## Instruction
In the entries below, find the line with "Give me the" and the line with "Sans Condensed', 'Liberation", then retype both and everything between them exactly. Do not copy the pictures.

## Exercise data
········

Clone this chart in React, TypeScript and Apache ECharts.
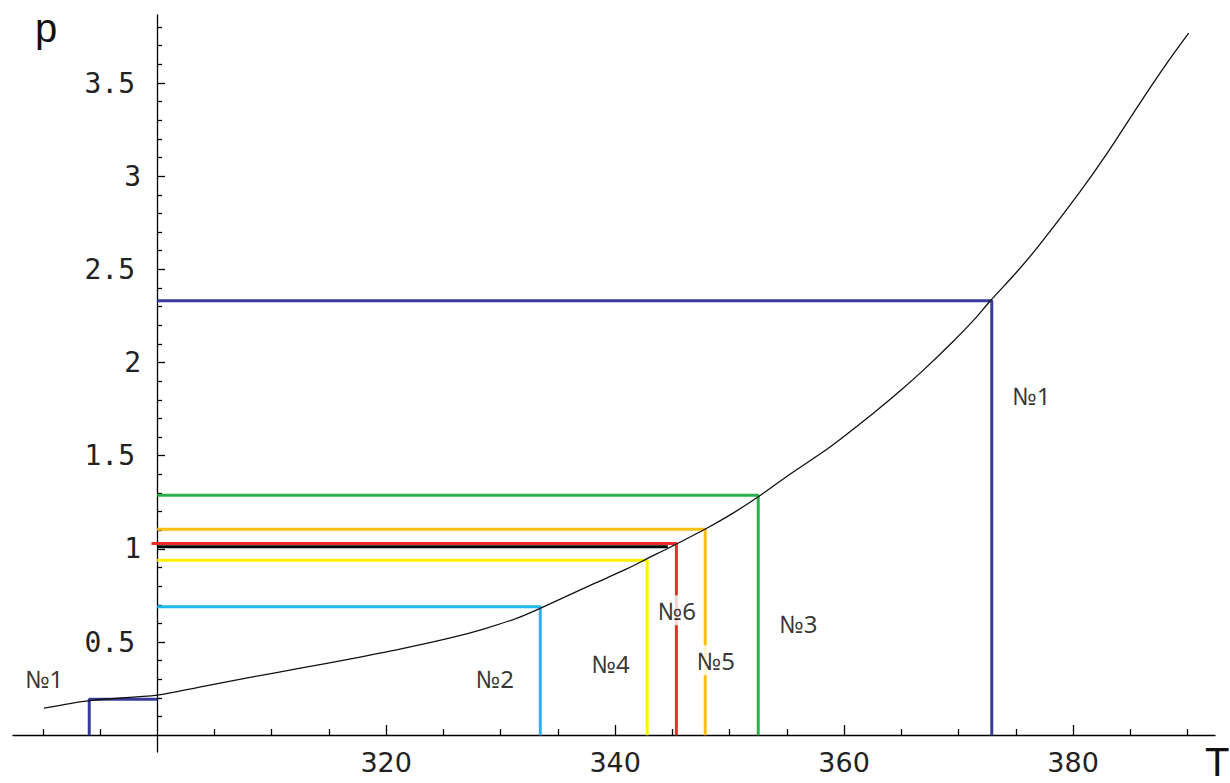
import React, { useEffect, useRef } from "react";
import * as echarts from "echarts";

// Vapour-pressure curve p(T)
const curveT = [290.1, 294.1, 300, 303.8, 308.1, 312.5, 316.9, 321.2, 325.6, 328.5, 331.5, 334.3, 338.1, 341.1, 342.8, 344.8, 348.0, 350.3, 352.7, 355.3, 358.8, 362.5, 364.9, 366.9, 369.5, 371.3, 372.8, 375.1, 377.1, 380.6, 383.0, 385.9, 388.2, 390.1];
const curveP = [0.145, 0.186, 0.215, 0.26, 0.31, 0.36, 0.41, 0.462, 0.522, 0.57, 0.63, 0.705, 0.812, 0.895, 0.948, 1.009, 1.111, 1.192, 1.288, 1.402, 1.548, 1.725, 1.848, 1.958, 2.112, 2.226, 2.333, 2.487, 2.634, 2.916, 3.125, 3.398, 3.607, 3.768];

// Experiment corners (T, p) with their guide lines
const boxT = [294.06, 333.46, 342.8, 345.35, 347.87, 352.5, 372.9];
const boxP = [0.193, 0.689, 0.939, 1.029, 1.106, 1.288, 2.331];
const boxStartT = [300, 300, 300, 299.5, 300, 300, 300];
const boxColors = ["#363c9c", "#1db8ec", "#fff200", "#ee2b2b", "#fdbf14", "#2bb24c", "#363c9c"];

// Atmospheric pressure line
const atmP = 1.012;
const atmT = [300, 344.6];

// Labels
const labelText = ["№1", "№1", "№2", "№4", "№6", "№5", "№3"];
const labelT = [376.35, 290.13, 329.5, 339.6, 345.4, 348.8, 356.0];
const labelP = [1.825, 0.306, 0.306, 0.386, 0.671, 0.403, 0.601];
const labelBoxed = [false, false, false, false, true, true, false];

// Ticks
const xMajor = [320, 340, 360, 380];
const xMinor = [290, 295, 305, 310, 315, 325, 330, 335, 345, 350, 355, 365, 370, 375, 385, 390];
const yMajor = [0.5, 1, 1.5, 2, 2.5, 3, 3.5];
const yMinor = [0.1, 0.2, 0.3, 0.4, 0.6, 0.7, 0.8, 0.9, 1.1, 1.2, 1.3, 1.4, 1.6, 1.7, 1.8, 1.9, 2.1, 2.2, 2.3, 2.4, 2.6, 2.7, 2.8, 2.9, 3.1, 3.2, 3.3, 3.4, 3.6, 3.7, 3.8];

const X_MIN = 287.4;
const X_MAX = 392.4;
const Y_MIN = -0.09;
const Y_MAX = 3.865;

export default function App() {
  const ref = useRef<HTMLDivElement>(null);
  useEffect(() => {
    if (!ref.current) return;
    const chart = echarts.init(ref.current, null, { renderer: "svg" });

    const axisLineStyle = { color: "#000", width: 1.3 };

    const series: any[] = [];
    series.push({
      type: "line",
      data: curveT.map((t, i) => [t, curveP[i]]),
      showSymbol: false,
      symbol: "none",
      smooth: 0.3,
      lineStyle: { color: "#111", width: 1.3 },
      z: 3,
    });
    boxT.forEach((t, i) => {
      series.push({
        type: "line",
        data: [
          [boxStartT[i], boxP[i]],
          [t, boxP[i]],
          [t, 0],
        ],
        symbol: "none",
        lineStyle: { color: boxColors[i], width: 3 },
        z: 2,
      });
    });
    series.push({
      type: "line",
      data: atmT.map((t) => [t, atmP]),
      symbol: "none",
      lineStyle: { color: "#000", width: 3 },
      z: 2,
    });
    series.push({
      type: "scatter",
      symbolSize: 0,
      z: 10,
      data: labelText.map((n, i) => ({
        value: [labelT[i], labelP[i]],
        label: {
          show: true,
          position: "inside",
          formatter: n,
          fontFamily: "Noto Sans",
          fontSize: 24,
          color: "#000",
          backgroundColor: labelBoxed[i] ? "#fff" : "transparent",
          padding: labelBoxed[i] ? [3, 0, 3, 0] : 0,
        },
      })),
    });

    chart.setOption({
      animation: false,
      backgroundColor: "#fff",
      grid: { left: 13, right: 15, top: 15, bottom: 31, containLabel: false },
      xAxis: [
        {
          type: "value",
          min: X_MIN,
          max: X_MAX,
          position: "bottom",
          offset: -17,
          axisLine: { show: true, lineStyle: axisLineStyle },
          splitLine: { show: false },
          axisTick: { show: true, inside: true, length: 10, customValues: xMajor, lineStyle: axisLineStyle },
          axisLabel: {
            show: true,
            customValues: xMajor,
            margin: 14,
            fontFamily: "DejaVu Sans",
            fontSize: 27,
            color: "#222",
          },
        },
        {
          type: "value",
          min: X_MIN,
          max: X_MAX,
          position: "bottom",
          offset: -17,
          axisLine: { show: false },
          splitLine: { show: false },
          axisTick: { show: true, inside: true, length: 6, customValues: xMinor, lineStyle: axisLineStyle },
          axisLabel: { show: false },
        },
      ],
      yAxis: [
        {
          type: "value",
          min: Y_MIN,
          max: Y_MAX,
          position: "left",
          offset: -144,
          axisLine: { show: true, lineStyle: axisLineStyle },
          splitLine: { show: false },
          axisTick: { show: true, inside: true, length: 8, customValues: yMajor, lineStyle: axisLineStyle },
          axisLabel: {
            show: true,
            customValues: yMajor,
            margin: 16,
            fontFamily: "DejaVu Sans Mono",
            fontSize: 28,
            color: "#222",
            formatter: (v: number) => (Number.isInteger(v) ? `{i|${v}}` : `{d|${v}}`),
            rich: {
              i: { fontFamily: "DejaVu Sans Mono", fontSize: 28, color: "#222" },
              d: { fontFamily: "DejaVu Sans Mono", fontSize: 28, color: "#222", padding: [0, 6, 0, 0] },
            },
          },
        },
        {
          type: "value",
          min: Y_MIN,
          max: Y_MAX,
          position: "left",
          offset: -144,
          axisLine: { show: false },
          splitLine: { show: false },
          axisTick: { show: true, inside: true, length: 5, customValues: yMinor, lineStyle: axisLineStyle },
          axisLabel: { show: false },
        },
      ],
      graphic: [
        {
          type: "text",
          x: 35,
          y: 8,
          style: { text: "p", font: "40px 'Liberation Sans'", fill: "#111" },
        },
        {
          type: "text",
          x: 1205,
          y: 742,
          style: { text: "T", font: "40px 'Liberation Sans'", fill: "#111" },
        },
      ],
      series,
    });
    return () => chart.dispose();
  }, []);
  return (
    <div
      ref={ref}
      style={{ position: "fixed", left: 0, top: 0, width: 1230, height: 783, background: "#fff" }}
    />
  );
}
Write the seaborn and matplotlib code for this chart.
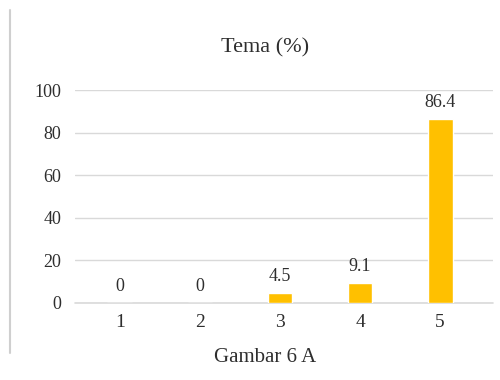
import matplotlib
matplotlib.use("Agg")
import matplotlib.pyplot as plt
from matplotlib.lines import Line2D
import seaborn as sns
import pandas as pd

categories = ["1", "2", "3", "4", "5"]
values = [0, 0, 4.5, 9.1, 86.4]
y_ticks = [0, 20, 40, 60, 80, 100]
title = "Tema (%)"
caption = "Gambar 6 A"

sns.set_theme(style="white")
plt.rcParams["font.family"] = ["Liberation Serif", "DejaVu Serif"]

text_color = "#2E2E2E"
df = pd.DataFrame({"kategori": categories, "nilai": values})

fig = plt.figure(figsize=(5.0, 3.8), dpi=100)
ax = fig.add_axes([0.15, 0.203, 0.836, 0.560])

sns.barplot(data=df, x="kategori", y="nilai", color="#FFC000", width=0.31,
            saturation=1, ax=ax, zorder=3)

ax.set_xlim(-0.56, 4.66)
ax.set_ylim(0, 100)
ax.set_yticks(y_ticks)
ax.set_yticklabels([str(t) for t in y_ticks], fontsize=13, color=text_color)
ax.tick_params(axis="x", labelsize=14, colors=text_color, length=0, pad=8)
ax.tick_params(axis="y", length=0, pad=10)
ax.yaxis.grid(True, color="#D9D9D9", linewidth=1.0, zorder=0)
ax.set_axisbelow(True)
for s in ax.spines.values():
    s.set_visible(False)
ax.axhline(0, color="#D9D9D9", linewidth=1.2, zorder=1, clip_on=False)
ax.set_xlabel("")
ax.set_ylabel("")

ax.bar_label(ax.containers[0], labels=[f"{v:g}" for v in values],
             padding=6, fontsize=13, color=text_color)

fig.text(0.53, 0.874, title, ha="center", va="center", fontsize=16, color=text_color)
fig.text(0.53, 0.06, caption, ha="center", va="center", fontsize=15, color=text_color)

# Chart frame edge on the left
fig.add_artist(Line2D([0.02, 0.02], [0.07, 0.975], transform=fig.transFigure,
                      color="#CFCFCF", linewidth=1.5))

fig.savefig("out.png", dpi=100, facecolor="white")
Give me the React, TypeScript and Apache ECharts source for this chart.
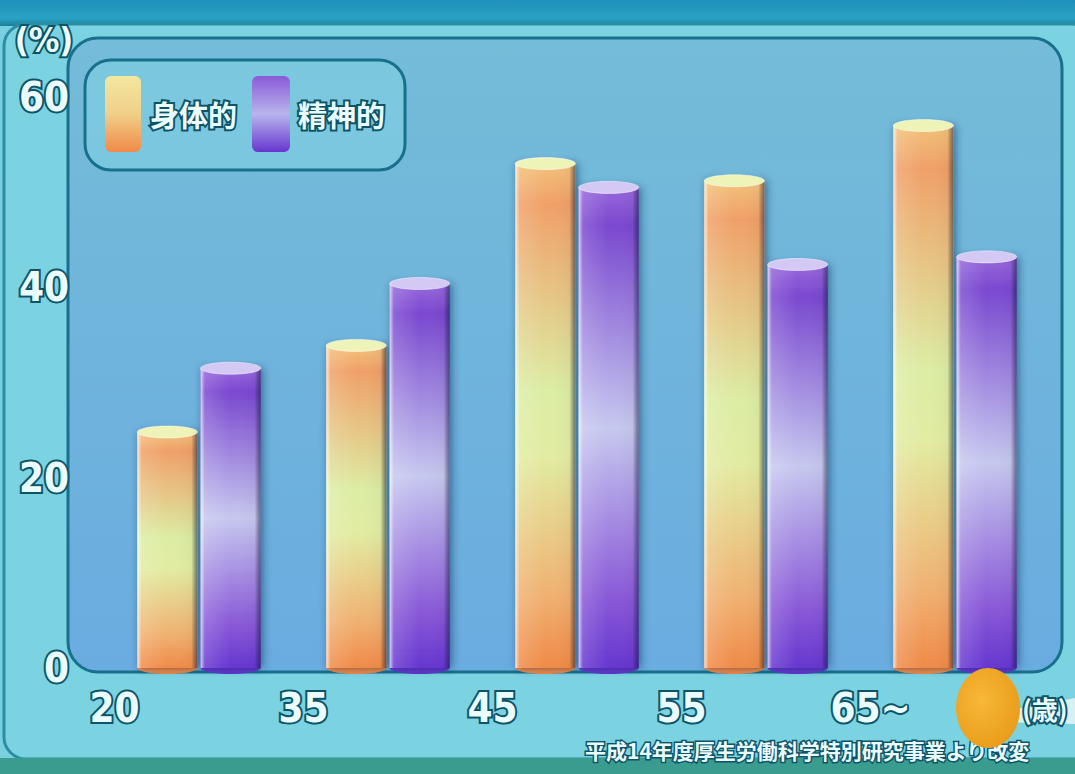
import React, { useEffect, useRef } from "react";
import * as echarts from "echarts";

const categories = ["20", "35", "45", "55", "65~"];
const physical = [24.8, 33.9, 53.0, 51.2, 57.0];
const mental = [31.5, 40.4, 50.5, 42.4, 43.2];
const yTicks = { min: 0, max: 60, interval: 20 };
const seriesNames = ["身体的", "精神的"];
const unitY = "(%)";
const unitX = "(歳)";
const sourceNote = "平成14年度厚生労働科学特別研究事業より改変";

const outline = "#0c5468";
const textFill = "#eafcff";
const numFont = "'DejaVu Sans Condensed', 'Liberation Sans Narrow', sans-serif";

const orangeStops = [
  { offset: 0, color: "#f2c27a" },
  { offset: 0.08, color: "#f0a068" },
  { offset: 0.45, color: "#dceda4" },
  { offset: 0.58, color: "#e2eca2" },
  { offset: 0.86, color: "#f0b070" },
  { offset: 1, color: "#f08a48" },
];
const purpleStops = [
  { offset: 0, color: "#9868dc" },
  { offset: 0.08, color: "#7a48d0" },
  { offset: 0.5, color: "#c6c8ef" },
  { offset: 0.85, color: "#8a5ad8" },
  { offset: 1, color: "#6636d0" },
];

function cylinder(offsetFrac: number, stops: any[], capColor: string, baseColor: string) {
  return (params: any, api: any) => {
    const cat = api.value(0);
    const val = api.value(1);
    const top = api.coord([cat, val]);
    const base = api.coord([cat, 0]);
    const band = api.size([1, 0])[0];
    const w = band * 0.318;
    const cx = top[0] + offsetFrac * band;
    const x0 = cx - w / 2;
    const h = base[1] - top[1];
    return {
      type: "group",
      children: [
        {
          type: "ellipse",
          shape: { cx, cy: base[1], rx: w / 2, ry: 6 },
          style: { fill: baseColor },
        },
        {
          type: "rect",
          shape: { x: x0, y: top[1], width: w, height: h },
          style: {
            fill: new echarts.graphic.LinearGradient(0, 0, 0, 1, stops),
            shadowBlur: 8,
            shadowColor: "rgba(0,40,80,0.55)",
            shadowOffsetX: 2,
          },
        },
        {
          type: "rect",
          shape: { x: x0, y: top[1], width: w, height: h },
          style: {
            fill: new echarts.graphic.LinearGradient(0, 0, 1, 0, [
              { offset: 0, color: "rgba(255,255,255,0.75)" },
              { offset: 0.07, color: "rgba(255,255,255,0.15)" },
              { offset: 0.5, color: "rgba(255,255,255,0)" },
              { offset: 0.9, color: "rgba(0,0,0,0.03)" },
              { offset: 1, color: "rgba(10,30,70,0.55)" },
            ]),
          },
        },
        {
          type: "ellipse",
          shape: { cx, cy: top[1], rx: w / 2, ry: 6 },
          style: { fill: capColor, stroke: "rgba(255,255,255,0.5)", lineWidth: 1 },
        },
      ],
    };
  };
}

export default function App() {
  const ref = useRef<HTMLDivElement>(null);
  useEffect(() => {
    if (!ref.current) return;
    const chart = echarts.init(ref.current, null, { renderer: "svg" });
    const labelStyle = {
      color: textFill,
      textBorderColor: outline,
      textBorderWidth: 4,
      fontFamily: numFont,
      fontWeight: "bold" as const,
      fontSize: 40,
    };
    const dataP = physical.map((v, i) => [i, v]);
    const dataM = mental.map((v, i) => [i, v]);
    chart.setOption({
      animation: false,
      backgroundColor: "#79cfe0",
      grid: { left: 105, right: 25, top: 97, bottom: 106 },
      xAxis: {
        type: "category",
        data: categories,
        axisLine: { show: false },
        axisTick: { show: false },
        axisLabel: { ...labelStyle, fontSize: 40, margin: 20, padding: [0, 170, 0, 0] },
      },
      yAxis: {
        type: "value",
        min: yTicks.min,
        max: yTicks.max,
        interval: yTicks.interval,
        splitLine: { show: false },
        axisLine: { show: false },
        axisTick: { show: false },
        axisLabel: { ...labelStyle, margin: 36 },
      },
      graphic: [
        {
          type: "rect", z: -10,
          shape: { x: 0, y: 0, width: 1075, height: 26 },
          style: {
            fill: new echarts.graphic.LinearGradient(0, 0, 0, 1, [
              { offset: 0, color: "#1f8fbc" },
              { offset: 0.7, color: "#2aa2c4" },
              { offset: 1, color: "#1a7f9a" },
            ]),
          },
        },
        {
          type: "rect", z: -9,
          shape: { x: 4, y: 24, width: 1090, height: 735, r: 22 },
          style: { fill: "#7bd2e1", stroke: "#2a8fa4", lineWidth: 3 },
        },
        {
          type: "rect", z: -8,
          shape: { x: 0, y: 758, width: 1075, height: 16 },
          style: { fill: "#3a9c8e" },
        },
        {
          type: "rect", z: -7,
          shape: { x: 68, y: 38, width: 994, height: 634, r: 30 },
          style: {
            fill: new echarts.graphic.LinearGradient(0, 0, 0, 1, [
              { offset: 0, color: "#74bcd8" },
              { offset: 1, color: "#6aace0" },
            ]),
            stroke: "#17718c",
            lineWidth: 3,
          },
        },
        {
          type: "text", z: 50,
          style: {
            text: unitY, x: 44, y: 40, textAlign: "center", textVerticalAlign: "middle",
            font: "bold 34px " + numFont,
            fill: textFill, stroke: outline, lineWidth: 4,
          },
        },
        {
          type: "rect", z: 40,
          shape: { x: 85, y: 60, width: 320, height: 110, r: 26 },
          style: { fill: "rgba(130,212,228,0.55)", stroke: "#17718c", lineWidth: 3 },
        },
        {
          type: "rect", z: 41,
          shape: { x: 105, y: 76, width: 36, height: 76, r: 6 },
          style: {
            fill: new echarts.graphic.LinearGradient(0, 0, 0, 1, [
              { offset: 0, color: "#f2e8a0" },
              { offset: 0.5, color: "#f0cf88" },
              { offset: 1, color: "#f08a48" },
            ]),
          },
        },
        {
          type: "text", z: 41,
          style: {
            text: seriesNames[0], x: 150, y: 114, textVerticalAlign: "middle",
            font: "bold 29px 'Noto Sans CJK JP', sans-serif",
            fill: textFill, stroke: outline, lineWidth: 4,
          },
        },
        {
          type: "rect", z: 41,
          shape: { x: 252, y: 76, width: 38, height: 76, r: 6 },
          style: {
            fill: new echarts.graphic.LinearGradient(0, 0, 0, 1, [
              { offset: 0, color: "#8a5ad8" },
              { offset: 0.5, color: "#b8b4ec" },
              { offset: 1, color: "#6636d0" },
            ]),
          },
        },
        {
          type: "text", z: 41,
          style: {
            text: seriesNames[1], x: 298, y: 114, textVerticalAlign: "middle",
            font: "bold 29px 'Noto Sans CJK JP', sans-serif",
            fill: textFill, stroke: outline, lineWidth: 4,
          },
        },
        {
          type: "polygon", z: 55,
          shape: { points: [[1000, 712], [1075, 698], [1075, 724], [1000, 722]] },
          style: { fill: "rgba(245,250,250,0.75)" },
        },
        {
          type: "text", z: 56,
          style: {
            text: unitX, x: 1022, y: 708, textVerticalAlign: "middle",
            font: "bold 26px 'Noto Sans CJK JP', sans-serif",
            fill: textFill, stroke: outline, lineWidth: 4,
          },
        },
        {
          type: "ellipse", z: 57,
          shape: { cx: 988, cy: 708, rx: 32, ry: 40 },
          style: {
            fill: new echarts.graphic.RadialGradient(0.4, 0.4, 0.7, [
              { offset: 0, color: "#f8b838" },
              { offset: 1, color: "#e89a18" },
            ]),
          },
        },
        {
          type: "text", z: 50,
          style: {
            text: sourceNote, x: 585, y: 750, textVerticalAlign: "middle",
            font: "bold 21px 'Noto Sans CJK JP', sans-serif",
            fill: textFill, stroke: outline, lineWidth: 3,
          },
        },
      ],
      series: [
        {
          name: seriesNames[0],
          type: "custom",
          renderItem: cylinder(-0.17, orangeStops, "#eef4b8", "#f08a48"),
          encode: { x: 0, y: 1 },
          data: dataP,
          z: 5,
        },
        {
          name: seriesNames[1],
          type: "custom",
          renderItem: cylinder(0.165, purpleStops, "#d4c8f4", "#6636d0"),
          encode: { x: 0, y: 1 },
          data: dataM,
          z: 5,
        },
      ],
    });
    return () => chart.dispose();
  }, []);
  return <div ref={ref} style={{ width: 1075, height: 774, position: "absolute", left: 0, top: 0 }} />;
}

········

## Finished task
Give me the React, TypeScript and Apache ECharts source for this chart.
import React, { useEffect, useRef } from "react";
import * as echarts from "echarts";

const categories = ["20", "35", "45", "55", "65~"];
const physical = [24.8, 33.9, 53.0, 51.2, 57.0];
const mental = [31.5, 40.4, 50.5, 42.4, 43.2];
const yTicks = { min: 0, max: 60, interval: 20 };
const seriesNames = ["身体的", "精神的"];
const unitY = "(%)";
const unitX = "(歳)";
const sourceNote = "平成14年度厚生労働科学特別研究事業より改変";

const outline = "#0c5468";
const textFill = "#eafcff";
const numFont = "'DejaVu Sans Condensed', 'Liberation Sans Narrow', sans-serif";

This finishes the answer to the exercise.